UC Berkeley to slash 500 jobs
About 500 employees of the University of California at Berkeley are expected to lose their jobs during the next two years.
About 500 employees of the University of California at Berkeley are expected to lose their jobs during the next two years.
About 500 employees of the University of California at Berkeley are expected to lose their jobs during the next two years, a memo Tuesday from Chancellor Nicholas Dirks said.
All the 500 jobs lost will be administrative positions and none will be faculty positions, according to UC Berkeley spokesman Dan Mogulof.
But the memo did say that deans are undertaking an academic realignment assessment as part of long-term strategic planning.
The planned cuts are meant to help balance the university’s budget by the 2019-20 fiscal year.
Mogulof said 60 positions will be cut before the end of this fiscal year.
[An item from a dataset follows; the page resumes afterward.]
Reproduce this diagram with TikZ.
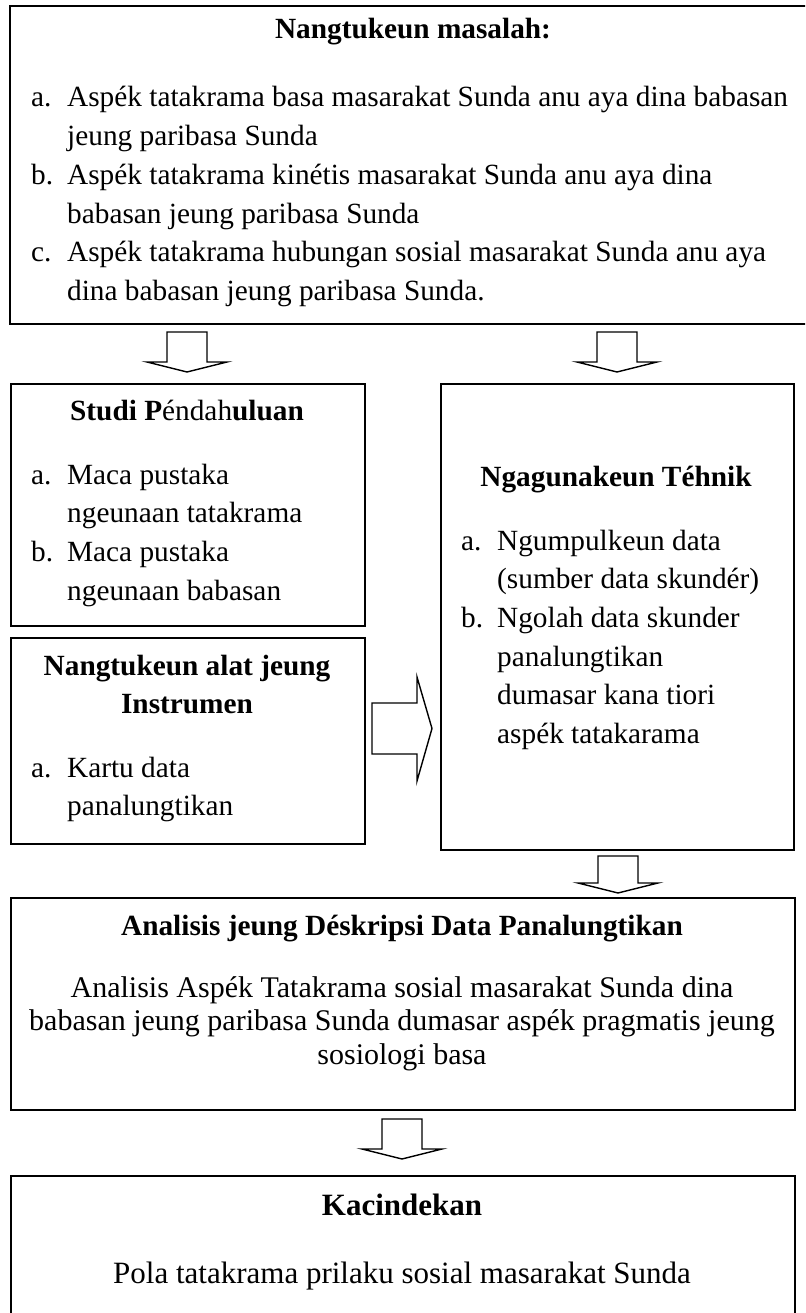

The university employs about 8,500 people in non-faculty roles.
The university is almost always cutting jobs, Mogulof said.
“It is a fluid workplace,” he said. “Projects end, new ones begin and programs restructure.” Dirks’ memo said that some job cuts will occur through normal attrition and leaving jobs unfilled.
The university is also taking other steps to balance the budget, which consist of increasing donations to the university and lowering the interest rate on debts, among other things.
Spokesman Todd Stenhouse of the American Federation of State, County and Municipal Employees Local 3299, which represents about 1,000 university non-faculty employees, said it’s not clear whether any of the union’s members will lose their jobs because he’s not sure how university officials are defining administrative positions.
But he challenged university officials to consider what he said was a growth in the number of highly paid executive positions and a reduction of jobs among lower-paid employees, such as security guards and custodians.
“What is the priority at UC?” he said.
UC Berkeley is the flagship school of the University of California system.
“It’s success, it’s financial sustainability is vital,” Stenhouse said.
Skyrocketing administrative compensation is diverting resources from UC’s core mission, he said.
But in the memo Dirks said to deliver on that mission, “Our spending, investing and revenue-producing decisions must be driven by a detailed vision for who we want and need to be as a University ten, twenty, even thirty years from now.” Mogulof said, “The important news here (in the Chancellor’s memo) is that we have made significant progress in addressing our deficits and building a strong, sustainable foundation for the university.”